Group health coverage must meet certain additional standards in the U.S., including ACA benefit mandates such as covering children up to age 26 and providing first-dollar coverage for certain preventive care, including immunizations, contraceptives, mammograms and prostate exams. Other requirements include not imposing exclusions for pre-existing conditions or any annual or lifetime dollar limits on essential health benefits, utilizing new claims procedures, and complying with new reporting (to the government) and disclosure (to plan participants) obligations. Many of these requirements are already in effect. Requirements for U.S.-based group health coverage that predate the ACA include rules under the Health Insurance Portability and Accountability Act (privacy of health information), COBRA (continuation of coverage following certain qualifying events), and mental health parity.

Excise tax penalties are imposed on group health plans that fail to comply with any of these requirements. In addition, the ACA imposes certain additional fees on insured and self-insured plans, including the PCORI fee beginning in 2013 and the transitional reinsurance program fee first payable late in 2014.

Penalty Delay for Expatriate Health Plans

The U.S. government has extended the time for certain expatriate health plans to meet the ACA benefit mandates to Dec. 31, 2016, and has said such plans are deemed to be MEC. The term ‘expatriate health plan’ means an insured group health plan in which enrollment is limited to primary insured persons for whom there is a good faith expectation that such individuals will reside outside of their home country or outside of the United States for at least six months of a 12-month period, and any covered dependents.

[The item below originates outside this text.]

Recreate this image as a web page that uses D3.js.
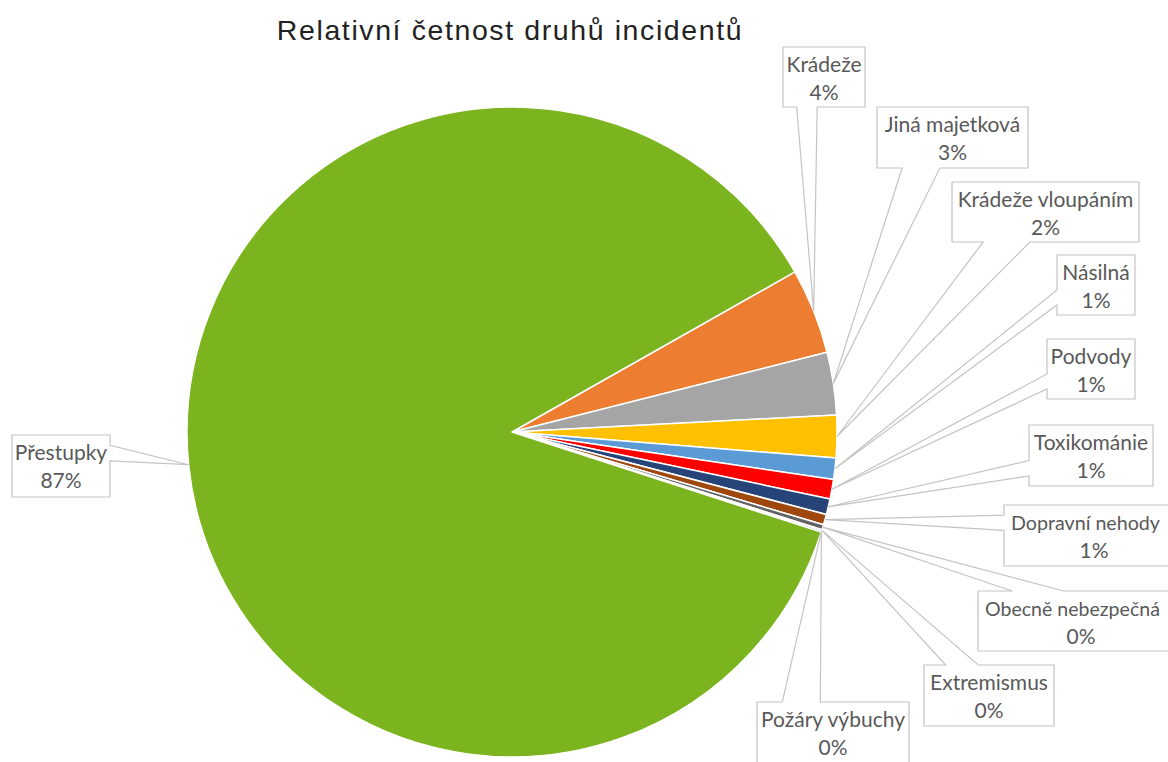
<!DOCTYPE html>
<html>
<head>
<meta charset="utf-8">
<script src="https://cdn.jsdelivr.net/npm/d3@7"></script>
<style>
  body { margin: 0; background: #fff; }
</style>
</head>
<body>
<div id="chart"></div>
<script>
var categories = ["Krádeže", "Jiná majetková", "Krádeže vloupáním", "Násilná", "Podvody",
    "Toxikománie", "Dopravní nehody", "Obecně nebezpečná", "Extremismus", "Požáry výbuchy", "Přestupky"];
var values = [4.25, 3.11, 2.11, 1.06, 0.97, 0.78, 0.52, 0.25, 0.05, 0.08, 86.82];
var colors = ["#ED7D31", "#A5A5A5", "#FFC000", "#5B9BD5", "#FF0000",
    "#264478", "#9E480E", "#636363", "#997300", "#255E91", "#7BB41E"];

// callout boxes (layout only): left, top, width, height
var boxes = [
    [783, 47, 82, 60],
    [877, 107, 151, 61],
    [952, 182, 187, 60],
    [1057, 255, 78, 60],
    [1047, 339, 88, 60],
    [1029, 425, 124, 61],
    [1004, 505, 180, 61],
    [978, 591, 206, 60],
    [924, 665, 130, 61],
    [757, 702, 152, 62],
    [12, 435, 98, 62]
];

var svgWidth = 1168;
var svgHeight = 762;
var cx = 512, cy = 432, radius = 325;

var svg = d3.select("#chart")
    .append("svg")
    .attr("width", svgWidth)
    .attr("height", svgHeight);

svg.append("text")
    .attr("x", 510)
    .attr("y", 40)
    .attr("text-anchor", "middle")
    .style("font-family", "'Liberation Sans', Arial, sans-serif")
    .style("letter-spacing", "1.6px")
    .attr("font-size", "28.5px")
    .attr("fill", "#222")
    .text("Relativní četnost druhů incidentů");

var total = d3.sum(values);
var start = 60.5 * Math.PI / 180;

var pie = d3.pie()
    .sort(null)
    .startAngle(start)
    .endAngle(start + 2 * Math.PI);

var arcs = pie(values);

var arc = d3.arc().innerRadius(0).outerRadius(radius);

var pieGroup = svg.append("g")
    .attr("transform", `translate(${cx}, ${cy})`);

pieGroup.selectAll("path")
    .data(arcs)
    .enter()
    .append("path")
    .attr("d", arc)
    .attr("fill", (d, i) => colors[i])
    .attr("stroke", "#fff")
    .attr("stroke-width", 1.5)
    .attr("stroke-linejoin", "round");

// wedge rectangle callout, like the office preset shape
function callout(b, ax, ay) {
    var x = b[0], y = b[1], w = b[2], h = b[3];
    var dx = ax - (x + w / 2), dy = ay - (y + h / 2);
    var dz = Math.abs(dy) - Math.abs(dx * h / w);
    if (dz > 0) {
        var x1 = x + w * (dx > 0 ? 7 : 2) / 12, x2 = x + w * (dx > 0 ? 10 : 5) / 12;
        if (dy > 0) {
            return `M${x},${y}H${x + w}V${y + h}H${x2}L${ax},${ay}L${x1},${y + h}H${x}Z`;
        }
        return `M${x},${y}H${x1}L${ax},${ay}L${x2},${y}H${x + w}V${y + h}H${x}Z`;
    }
    var y1 = y + h * (dy > 0 ? 7 : 2) / 12, y2 = y + h * (dy > 0 ? 10 : 5) / 12;
    if (dx > 0) {
        return `M${x},${y}H${x + w}V${y1}L${ax},${ay}L${x + w},${y2}V${y + h}H${x}Z`;
    }
    return `M${x},${y}H${x + w}V${y + h}H${x}V${y2}L${ax},${ay}L${x},${y1}Z`;
}

var labels = svg.append("g")
    .selectAll("g")
    .data(arcs)
    .enter()
    .append("g");

labels.append("path")
    .attr("d", function (d, i) {
        var a = (d.startAngle + d.endAngle) / 2;
        var ax = cx + radius * Math.sin(a);
        var ay = cy - radius * Math.cos(a);
        return callout(boxes[i], ax, ay);
    })
    .attr("fill", "#fff")
    .attr("stroke", "#C4C4C4")
    .attr("stroke-width", 1.2);

labels.append("text")
    .attr("class", "name")
    .attr("x", (d, i) => boxes[i][0] + boxes[i][2] / 2)
    .attr("y", (d, i) => boxes[i][1] + 25)
    .attr("text-anchor", "middle")
    .attr("font-family", "Lato, sans-serif")
    .attr("font-size", "21px")
    .attr("fill", "#595959")
    .text((d, i) => categories[i]);

// names running past the right edge: left-align in the box and squeeze to fit
labels.selectAll("text.name").each(function (d) {
    var t = d3.select(this);
    var len = this.getComputedTextLength();
    var x = +t.attr("x");
    var edge = svgWidth - 8;
    if (x + len / 2 > edge) {
        var left = boxes[d.index][0] + 7;
        t.attr("text-anchor", "start").attr("x", left);
        if (left + len > edge) {
            t.attr("font-size", (21 * (edge - left) / len).toFixed(2) + "px");
        }
    }
});

labels.append("text")
    .attr("x", (d, i) => boxes[i][0] + boxes[i][2] / 2)
    .attr("y", (d, i) => boxes[i][1] + 53)
    .attr("text-anchor", "middle")
    .attr("font-family", "Lato, sans-serif")
    .attr("font-size", "21px")
    .attr("fill", "#595959")
    .text(d => Math.round(d.value / total * 100) + "%");
</script>
</body>
</html>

The government acknowledged that expatriate health plans may face unique challenges in complying with certain aspects of the ACA. For example, expatriate health plans may require additional regulatory approvals from foreign governments, and in some circumstances, domestic and foreign law may even conflict. This transitional relief for expatriate health plans was granted so that the U.S. government can determine what further actions may be appropriate.

The Takeaway

There are many nuances to the treatment of globally mobile employees that will require further analysis in light of the ACA and the evolving guidance from U.S. governmental agencies.

Despite the recent regulations’ delay and phase-in of penalties that could give employers some breathing room, global employers shouldn’t underestimate the efforts that will be needed to implement required administrative and health plan changes necessary to comply.

Employers and global mobility program professionals should begin to analyze the requirements of the ACA and consider proactive actions with respect to needed process changes and potential penalties that could be on the horizon. These actions include:

  • Determining whether the employer is an applicable large employer.
  • Identifying full-time employees using ACA rules.
  • Identifying U.S. citizens and U.S. residents for ACA purposes.
  • Taking an inventory of health plans offered to globally mobile employees and determining which plans will likely be subject to ACA requirements.
  • Identifying and tracking employees within the current assignee population who may be subject to ACA mandates, as well as frequent business travelers who may not be part of a formal mobility program.
  • Identifying the person, group or groups within the organization to be responsible for ACA compliance and related tasks, such as reporting to the U.S. government, communicating with assignees, and developing mobility policies.

Derek Nash and Amy Bergner are managing directors at PricewaterhouseCoopers.